The mother-son relationship is inevitably coloured by a central fact of both their lives. The price of getting what Charles desperately wants—to be king—is his mother’s death. (Having his long-time mistress, Camilla Parker Bowles, welcomed into the royal scheme of things likely will require the same. The Queen’s only known comment on the long-suffering Camilla has been disdainful: “She does look rather used.”)

Three of the Queen’s four children divorced in the ‘90s and the marriage of her youngest son, Edward, has been subject to innuendo since it took place. Elizabeth, apparently, was mystified by the litany of conjugal catastrophes and took briefly to asking close associates: “Where did we go wrong?” It was a rhetorical question. No one was likely to tell her the truth, but under cover of anonymity they’ve certainly told her biographers.
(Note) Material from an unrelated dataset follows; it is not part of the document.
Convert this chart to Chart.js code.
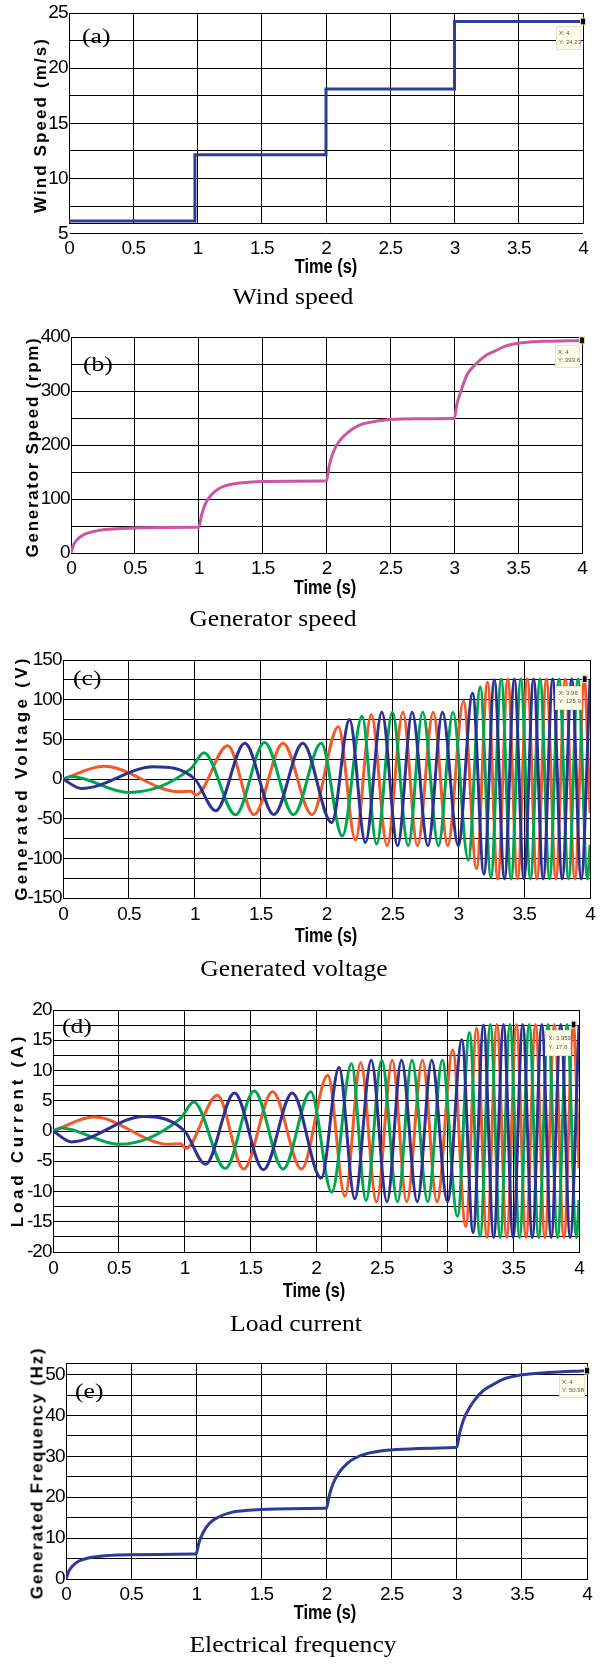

According to a blunt former private secretary: “If the Queen had taken half as much trouble about the rearing of her children as she has about the breeding of her horses, the royal family wouldn’t be in such a mess.”

Indeed, it is said that Elizabeth is truly comfortable only with her dogs and racehorses because, unlike the two-legged population, they behave naturally around her.

Uninterested in music, art or literature—unable to talk about what’s really going on politically, unwilling to discuss the latest brouhaha in the family—her social conversation tends to be limited to the vagaries of animals.

She doesn’t make it easy, even for high-born, long-time acquaintances, as one of the Queen Mother’s ladies-in-waiting recently told Turner: “I think she is genuinely shy (but) it really is hard work to sustain a conversation with her if you have no views about vets and flea collars.”

Elizabeth is fully at ease only with Philip, now 80, her husband of 54 years. Her defining relationship has always been with him—not with her mother, her sister or her children, but him.

They are temperamentally different but understand each other on a deep level, sharing the same views and values. She is said to be remarkably tolerant of his outbursts of temper. According to Bradford, Philip “shouts at her like he shouts at other people, but she doesn’t seem to mind.”

If he strayed occasionally in the past—was rather “more loyal than faithful”—the marriage has survived and, to all appearances, thrived.

Even today, notes Bradford, when Philip pays Elizabeth a compliment, her face “lights up like a child, like she’s been given the world.”

Perhaps only she understands how constrained a mercurial man like him has felt walking for five decades in her shadow.

He, in turn, is protective of her.

He knows how she can laugh till the tears roll down her face, how she can be screamingly funny, mimicking the odd assortment of characters she has to deal with or the tourists poking their faces through the palace gates, hoping for a peek at the world within.

He understand that she never has, and never will, regard the crown as the prize in a popularity contest.

Only Philip really knows the true Elizabeth, the private woman behind the public symbol. And he isn’t talking.